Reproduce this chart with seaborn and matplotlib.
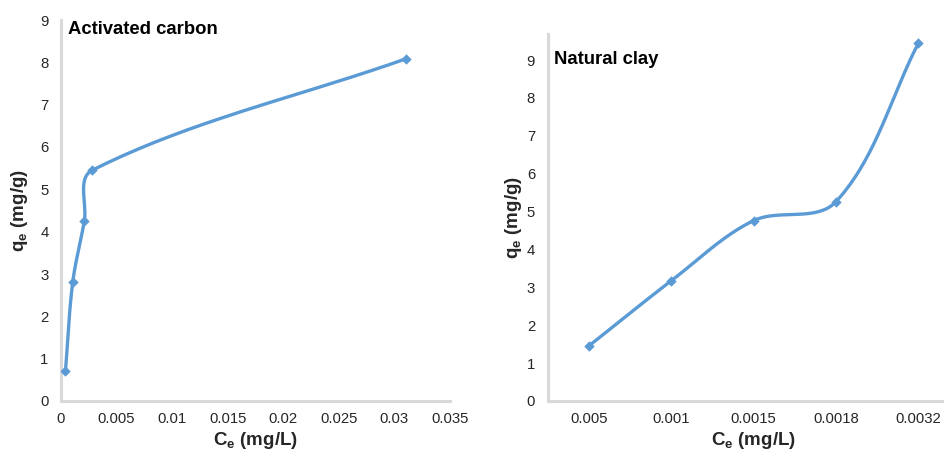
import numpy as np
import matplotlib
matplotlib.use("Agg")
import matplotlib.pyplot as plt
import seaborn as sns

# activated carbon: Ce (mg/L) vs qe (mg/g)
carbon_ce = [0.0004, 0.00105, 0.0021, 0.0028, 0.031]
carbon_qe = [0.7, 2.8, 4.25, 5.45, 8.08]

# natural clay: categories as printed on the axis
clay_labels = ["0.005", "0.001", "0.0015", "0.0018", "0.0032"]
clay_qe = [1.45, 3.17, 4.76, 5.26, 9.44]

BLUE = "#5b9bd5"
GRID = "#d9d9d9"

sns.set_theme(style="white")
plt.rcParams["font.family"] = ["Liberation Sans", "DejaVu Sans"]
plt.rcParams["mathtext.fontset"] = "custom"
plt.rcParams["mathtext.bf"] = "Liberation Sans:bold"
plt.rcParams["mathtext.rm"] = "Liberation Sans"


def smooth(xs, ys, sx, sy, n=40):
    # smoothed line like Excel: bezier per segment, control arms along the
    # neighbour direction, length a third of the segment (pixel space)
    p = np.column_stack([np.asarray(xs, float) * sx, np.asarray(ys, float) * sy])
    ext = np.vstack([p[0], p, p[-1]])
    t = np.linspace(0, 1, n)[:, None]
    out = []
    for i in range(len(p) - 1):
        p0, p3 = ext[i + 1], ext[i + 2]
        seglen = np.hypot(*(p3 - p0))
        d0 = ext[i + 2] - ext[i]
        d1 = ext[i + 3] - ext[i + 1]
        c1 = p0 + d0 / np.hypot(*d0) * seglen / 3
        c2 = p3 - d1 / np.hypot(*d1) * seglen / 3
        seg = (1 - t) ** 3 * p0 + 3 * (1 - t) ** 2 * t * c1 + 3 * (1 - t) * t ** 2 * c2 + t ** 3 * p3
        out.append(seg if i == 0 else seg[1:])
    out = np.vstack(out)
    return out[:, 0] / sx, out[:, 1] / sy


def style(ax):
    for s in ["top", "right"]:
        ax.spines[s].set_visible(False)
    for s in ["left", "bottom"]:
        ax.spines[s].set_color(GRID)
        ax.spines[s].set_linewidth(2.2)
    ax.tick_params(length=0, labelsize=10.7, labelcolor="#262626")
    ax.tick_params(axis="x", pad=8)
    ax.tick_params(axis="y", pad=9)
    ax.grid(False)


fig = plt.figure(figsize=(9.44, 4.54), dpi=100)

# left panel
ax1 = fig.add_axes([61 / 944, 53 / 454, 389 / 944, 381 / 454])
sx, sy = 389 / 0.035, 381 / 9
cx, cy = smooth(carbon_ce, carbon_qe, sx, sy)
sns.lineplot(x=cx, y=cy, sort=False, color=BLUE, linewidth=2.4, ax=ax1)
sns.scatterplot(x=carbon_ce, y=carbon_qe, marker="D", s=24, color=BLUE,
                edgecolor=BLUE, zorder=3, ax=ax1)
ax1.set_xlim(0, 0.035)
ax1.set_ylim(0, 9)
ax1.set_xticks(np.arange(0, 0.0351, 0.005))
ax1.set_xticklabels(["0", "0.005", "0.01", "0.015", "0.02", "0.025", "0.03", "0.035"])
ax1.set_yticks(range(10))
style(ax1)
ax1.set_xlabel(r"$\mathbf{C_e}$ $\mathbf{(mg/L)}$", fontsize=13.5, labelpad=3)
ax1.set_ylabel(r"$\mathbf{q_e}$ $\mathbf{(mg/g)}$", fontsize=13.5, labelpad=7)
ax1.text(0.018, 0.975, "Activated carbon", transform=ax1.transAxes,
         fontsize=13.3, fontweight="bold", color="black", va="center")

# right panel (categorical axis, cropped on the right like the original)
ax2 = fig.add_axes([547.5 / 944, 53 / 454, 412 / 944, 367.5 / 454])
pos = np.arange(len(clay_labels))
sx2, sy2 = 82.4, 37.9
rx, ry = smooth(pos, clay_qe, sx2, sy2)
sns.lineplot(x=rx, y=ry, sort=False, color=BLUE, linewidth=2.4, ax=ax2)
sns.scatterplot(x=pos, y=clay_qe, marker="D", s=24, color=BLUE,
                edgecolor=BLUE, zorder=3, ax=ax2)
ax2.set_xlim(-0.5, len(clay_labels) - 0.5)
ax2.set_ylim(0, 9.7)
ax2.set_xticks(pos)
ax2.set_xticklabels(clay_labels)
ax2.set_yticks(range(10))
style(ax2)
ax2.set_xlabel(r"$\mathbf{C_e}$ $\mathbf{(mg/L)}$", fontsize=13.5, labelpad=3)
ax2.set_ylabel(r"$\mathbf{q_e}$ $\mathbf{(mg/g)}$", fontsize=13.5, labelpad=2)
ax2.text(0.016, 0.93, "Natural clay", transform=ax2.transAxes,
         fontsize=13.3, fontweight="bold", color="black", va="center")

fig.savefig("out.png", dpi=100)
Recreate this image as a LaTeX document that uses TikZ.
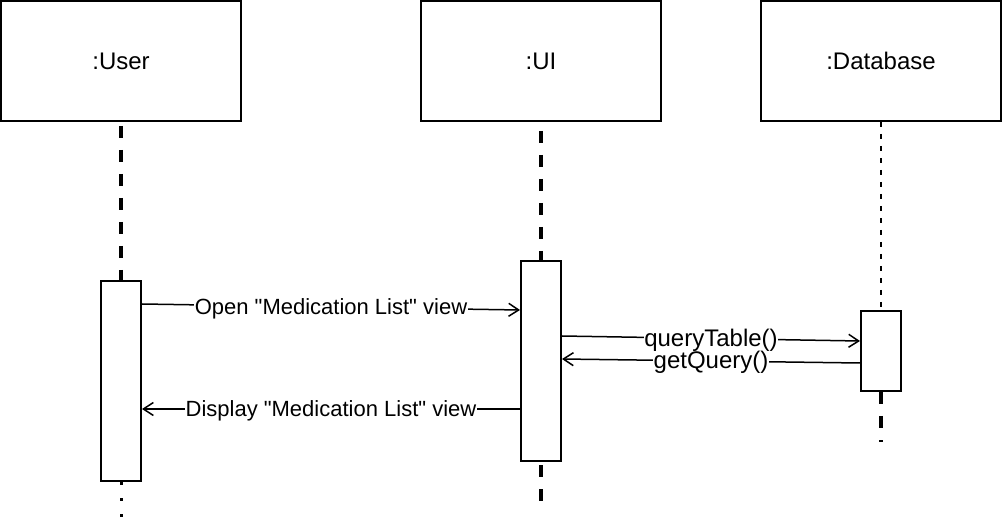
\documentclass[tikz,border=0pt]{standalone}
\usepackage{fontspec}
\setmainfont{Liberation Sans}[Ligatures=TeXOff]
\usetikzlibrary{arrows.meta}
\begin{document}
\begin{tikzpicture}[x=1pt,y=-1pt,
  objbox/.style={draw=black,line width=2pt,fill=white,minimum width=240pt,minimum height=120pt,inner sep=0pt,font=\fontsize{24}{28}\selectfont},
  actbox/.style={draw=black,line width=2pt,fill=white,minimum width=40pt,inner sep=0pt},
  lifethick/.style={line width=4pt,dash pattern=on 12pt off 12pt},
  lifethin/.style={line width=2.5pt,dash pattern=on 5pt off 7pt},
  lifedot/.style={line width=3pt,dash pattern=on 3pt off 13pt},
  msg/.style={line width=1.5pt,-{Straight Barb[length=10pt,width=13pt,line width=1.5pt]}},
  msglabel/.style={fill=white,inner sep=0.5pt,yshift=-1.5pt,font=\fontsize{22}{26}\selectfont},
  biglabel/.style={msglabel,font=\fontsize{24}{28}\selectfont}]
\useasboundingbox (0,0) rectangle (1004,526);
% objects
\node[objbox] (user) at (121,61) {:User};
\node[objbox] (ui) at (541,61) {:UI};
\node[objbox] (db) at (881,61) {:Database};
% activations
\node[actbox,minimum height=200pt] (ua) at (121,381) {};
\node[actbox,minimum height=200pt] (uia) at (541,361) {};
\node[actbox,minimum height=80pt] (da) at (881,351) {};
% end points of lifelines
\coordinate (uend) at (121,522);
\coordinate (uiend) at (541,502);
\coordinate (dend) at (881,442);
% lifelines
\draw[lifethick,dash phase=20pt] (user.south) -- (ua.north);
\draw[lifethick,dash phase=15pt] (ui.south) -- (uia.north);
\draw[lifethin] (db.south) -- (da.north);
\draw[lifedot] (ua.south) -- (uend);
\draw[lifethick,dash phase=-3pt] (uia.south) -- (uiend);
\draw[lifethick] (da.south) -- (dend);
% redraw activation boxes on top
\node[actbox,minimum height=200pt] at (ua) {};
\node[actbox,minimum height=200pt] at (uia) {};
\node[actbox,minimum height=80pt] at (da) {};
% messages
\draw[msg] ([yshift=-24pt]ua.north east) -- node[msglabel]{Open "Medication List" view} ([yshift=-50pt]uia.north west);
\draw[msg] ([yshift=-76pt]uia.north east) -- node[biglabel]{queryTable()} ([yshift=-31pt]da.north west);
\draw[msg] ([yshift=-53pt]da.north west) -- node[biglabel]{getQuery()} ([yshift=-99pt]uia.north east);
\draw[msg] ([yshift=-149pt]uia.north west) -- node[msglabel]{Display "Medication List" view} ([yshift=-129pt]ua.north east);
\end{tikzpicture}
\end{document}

◆ **What the exercise asks**
Write out every record above exactly as it stands, but leave out the pictures.

◆ **Solution for this task**
Reproduce this chart with seaborn and matplotlib.
import numpy as np
import matplotlib
matplotlib.use("Agg")
import matplotlib.pyplot as plt
import seaborn as sns

# activated carbon: Ce (mg/L) vs qe (mg/g)
carbon_ce = [0.0004, 0.00105, 0.0021, 0.0028, 0.031]
carbon_qe = [0.7, 2.8, 4.25, 5.45, 8.08]

# natural clay: categories as printed on the axis
clay_labels = ["0.005", "0.001", "0.0015", "0.0018", "0.0032"]
clay_qe = [1.45, 3.17, 4.76, 5.26, 9.44]

BLUE = "#5b9bd5"
GRID = "#d9d9d9"

sns.set_theme(style="white")
plt.rcParams["font.family"] = ["Liberation Sans", "DejaVu Sans"]
plt.rcParams["mathtext.fontset"] = "custom"
plt.rcParams["mathtext.bf"] = "Liberation Sans:bold"
plt.rcParams["mathtext.rm"] = "Liberation Sans"


def smooth(xs, ys, sx, sy, n=40):
    # smoothed line like Excel: bezier per segment, control arms along the
    # neighbour direction, length a third of the segment (pixel space)
    p = np.column_stack([np.asarray(xs, float) * sx, np.asarray(ys, float) * sy])
    ext = np.vstack([p[0], p, p[-1]])
    t = np.linspace(0, 1, n)[:, None]
    out = []
    for i in range(len(p) - 1):
        p0, p3 = ext[i + 1], ext[i + 2]
        seglen = np.hypot(*(p3 - p0))
        d0 = ext[i + 2] - ext[i]
        d1 = ext[i + 3] - ext[i + 1]
        c1 = p0 + d0 / np.hypot(*d0) * seglen / 3
        c2 = p3 - d1 / np.hypot(*d1) * seglen / 3
        seg = (1 - t) ** 3 * p0 + 3 * (1 - t) ** 2 * t * c1 + 3 * (1 - t) * t ** 2 * c2 + t ** 3 * p3
        out.append(seg if i == 0 else seg[1:])
    out = np.vstack(out)
    return out[:, 0] / sx, out[:, 1] / sy


def style(ax):
    for s in ["top", "right"]:
        ax.spines[s].set_visible(False)
    for s in ["left", "bottom"]:
        ax.spines[s].set_color(GRID)
        ax.spines[s].set_linewidth(2.2)
    ax.tick_params(length=0, labelsize=10.7, labelcolor="#262626")
    ax.tick_params(axis="x", pad=8)
    ax.tick_params(axis="y", pad=9)
    ax.grid(False)


fig = plt.figure(figsize=(9.44, 4.54), dpi=100)

# left panel
ax1 = fig.add_axes([61 / 944, 53 / 454, 389 / 944, 381 / 454])
sx, sy = 389 / 0.035, 381 / 9
cx, cy = smooth(carbon_ce, carbon_qe, sx, sy)
sns.lineplot(x=cx, y=cy, sort=False, color=BLUE, linewidth=2.4, ax=ax1)
sns.scatterplot(x=carbon_ce, y=carbon_qe, marker="D", s=24, color=BLUE,
                edgecolor=BLUE, zorder=3, ax=ax1)
ax1.set_xlim(0, 0.035)
ax1.set_ylim(0, 9)
ax1.set_xticks(np.arange(0, 0.0351, 0.005))
ax1.set_xticklabels(["0", "0.005", "0.01", "0.015", "0.02", "0.025", "0.03", "0.035"])
ax1.set_yticks(range(10))
style(ax1)
ax1.set_xlabel(r"$\mathbf{C_e}$ $\mathbf{(mg/L)}$", fontsize=13.5, labelpad=3)
ax1.set_ylabel(r"$\mathbf{q_e}$ $\mathbf{(mg/g)}$", fontsize=13.5, labelpad=7)
ax1.text(0.018, 0.975, "Activated carbon", transform=ax1.transAxes,
         fontsize=13.3, fontweight="bold", color="black", va="center")

# right panel (categorical axis, cropped on the right like the original)
ax2 = fig.add_axes([547.5 / 944, 53 / 454, 412 / 944, 367.5 / 454])
pos = np.arange(len(clay_labels))
sx2, sy2 = 82.4, 37.9
rx, ry = smooth(pos, clay_qe, sx2, sy2)
sns.lineplot(x=rx, y=ry, sort=False, color=BLUE, linewidth=2.4, ax=ax2)
sns.scatterplot(x=pos, y=clay_qe, marker="D", s=24, color=BLUE,
                edgecolor=BLUE, zorder=3, ax=ax2)
ax2.set_xlim(-0.5, len(clay_labels) - 0.5)
ax2.set_ylim(0, 9.7)
ax2.set_xticks(pos)
ax2.set_xticklabels(clay_labels)
ax2.set_yticks(range(10))
style(ax2)
ax2.set_xlabel(r"$\mathbf{C_e}$ $\mathbf{(mg/L)}$", fontsize=13.5, labelpad=3)
ax2.set_ylabel(r"$\mathbf{q_e}$ $\mathbf{(mg/g)}$", fontsize=13.5, labelpad=2)
ax2.text(0.016, 0.93, "Natural clay", transform=ax2.transAxes,
         fontsize=13.3, fontweight="bold", color="black", va="center")

fig.savefig("out.png", dpi=100)
Recreate this image as a LaTeX document that uses TikZ.
\documentclass[tikz,border=0pt]{standalone}
\usepackage{fontspec}
\setmainfont{Liberation Sans}[Ligatures=TeXOff]
\usetikzlibrary{arrows.meta}
\begin{document}
\begin{tikzpicture}[x=1pt,y=-1pt,
  objbox/.style={draw=black,line width=2pt,fill=white,minimum width=240pt,minimum height=120pt,inner sep=0pt,font=\fontsize{24}{28}\selectfont},
  actbox/.style={draw=black,line width=2pt,fill=white,minimum width=40pt,inner sep=0pt},
  lifethick/.style={line width=4pt,dash pattern=on 12pt off 12pt},
  lifethin/.style={line width=2.5pt,dash pattern=on 5pt off 7pt},
  lifedot/.style={line width=3pt,dash pattern=on 3pt off 13pt},
  msg/.style={line width=1.5pt,-{Straight Barb[length=10pt,width=13pt,line width=1.5pt]}},
  msglabel/.style={fill=white,inner sep=0.5pt,yshift=-1.5pt,font=\fontsize{22}{26}\selectfont},
  biglabel/.style={msglabel,font=\fontsize{24}{28}\selectfont}]
\useasboundingbox (0,0) rectangle (1004,526);
% objects
\node[objbox] (user) at (121,61) {:User};
\node[objbox] (ui) at (541,61) {:UI};
\node[objbox] (db) at (881,61) {:Database};
% activations
\node[actbox,minimum height=200pt] (ua) at (121,381) {};
\node[actbox,minimum height=200pt] (uia) at (541,361) {};
\node[actbox,minimum height=80pt] (da) at (881,351) {};
% end points of lifelines
\coordinate (uend) at (121,522);
\coordinate (uiend) at (541,502);
\coordinate (dend) at (881,442);
% lifelines
\draw[lifethick,dash phase=20pt] (user.south) -- (ua.north);
\draw[lifethick,dash phase=15pt] (ui.south) -- (uia.north);
\draw[lifethin] (db.south) -- (da.north);
\draw[lifedot] (ua.south) -- (uend);
\draw[lifethick,dash phase=-3pt] (uia.south) -- (uiend);
\draw[lifethick] (da.south) -- (dend);
% redraw activation boxes on top
\node[actbox,minimum height=200pt] at (ua) {};
\node[actbox,minimum height=200pt] at (uia) {};
\node[actbox,minimum height=80pt] at (da) {};
% messages
\draw[msg] ([yshift=-24pt]ua.north east) -- node[msglabel]{Open "Medication List" view} ([yshift=-50pt]uia.north west);
\draw[msg] ([yshift=-76pt]uia.north east) -- node[biglabel]{queryTable()} ([yshift=-31pt]da.north west);
\draw[msg] ([yshift=-53pt]da.north west) -- node[biglabel]{getQuery()} ([yshift=-99pt]uia.north east);
\draw[msg] ([yshift=-149pt]uia.north west) -- node[msglabel]{Display "Medication List" view} ([yshift=-129pt]ua.north east);
\end{tikzpicture}
\end{document}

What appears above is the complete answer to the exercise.